Considering the rarity and how hard it is to find a good piece of brazilian rosewood,
Personally, I would go against having those typical Gibson inlays and use dots instead, just to preserve as much of that board's beautiful grain as possible. Although, the traditionalist in me thinks that an LP just doesn't look right without those trapezoid inlays.
Thanks for weighing in. Actually, you know me, I don't even like dots and many of my basses just have plain fingerboards, which is my fave:
I just need dots on the side of the board.
Point well taken for sure and for certain, but I still have that nagging Les Paul traditionalism nipping at me.....
Have to scratch my head on this....
Keith pointed out that the computer played tricks on my perspective, flipping the board would actually result in this - the dark area would reside on the bass E string side, not the treble G string side. Ignore the backwards headstock!

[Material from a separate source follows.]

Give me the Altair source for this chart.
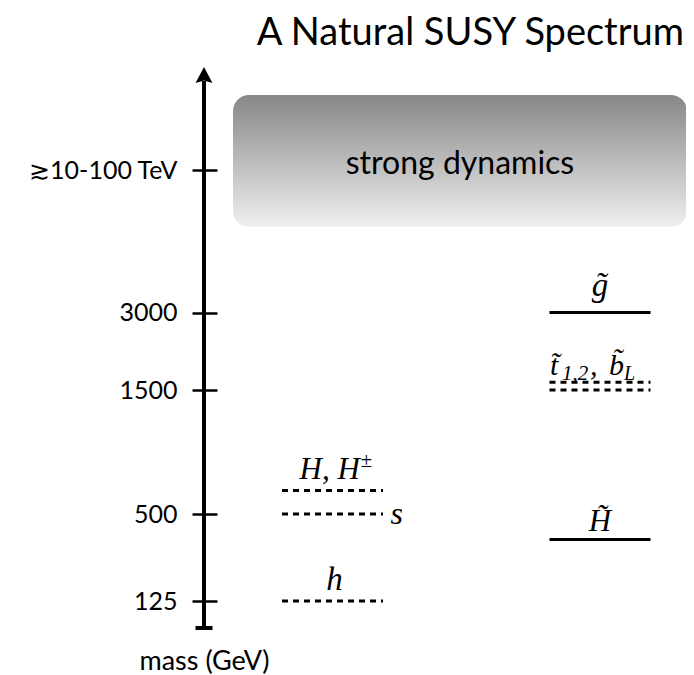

Hap - I like your latest post even better. I spend very little time down on the 15th to 17th fret of the E string vs the 3rd fret of the G string. So my vote would be to put the knot as close to the heel end of the neck on the E string side as possible. For some reason when I'm playing down around the heel its almost always on the G, D and A strings for chords, harmonics and maybe tapping, almost never on the E string.
BTW - check your fret marker locations, some look to be in the wrong locations and if corrected might make the knot more or possibly less noticeable.
Good catch G
Sorry about that:
I was in a super hurry - as Keith had actually given the fingerboard to Bruce to start cutting the frets!!!!! Luckily he grabbed it back just in time!
The good news is that after closer examination, Keith did some pretty precise measurements and from the width of the board - he seems sure that the knot can be trimmed away completely - with the final shaping of the fingerboard.
FRETS, STRINGS, TAIL STOP AND BINDING STRIPS!
Since this is going to be hollow with no "F" holes, and modeled after the Les Paul Florentine guitar - I have been waffling back and forth on the frets. It I went with tape wounds on this, I would want mandolin frets like the Fender Hollows. If I stay with my favorite D'Addario half-rounds, I would opt for my go to Dunlop 6150 frets.
In the event of going with the tapes we have also been flirting with fabricating a special tail stop - basically duplicating the stock Gibson one in rosewood which would more than likely give a warmer, softer sound. The beauty of the tail stop is that it could be swapped out interchangeably with the standard steel one at any time..
It's definitely 51-49, but I am leaning towards going traditional and staying with the half-rounds, Dunlop 6150's and the conventional steel tail stop.
We are also thinking about binding the rosewood neck using matching thin flamed maple binding strips from the top on each side of the fingerboard. I can't decide if that is cool and elegant or a maybe a little too "fancy".
I like the binding concept it's true to the nature of the Les Paul - but I have a deep seated aversion to plastic when I can avoid it, and this seems like one of those times when I can.
What say you?
I say wood binding. Definitely superior to plastic in every way! It's been a while since I checked in, and it looks like major progress is being made. Congrats on another fabulous build!
Mike in Texas
Two votes for binding. Agree it is true to the classic LP vibe. The wood looks great.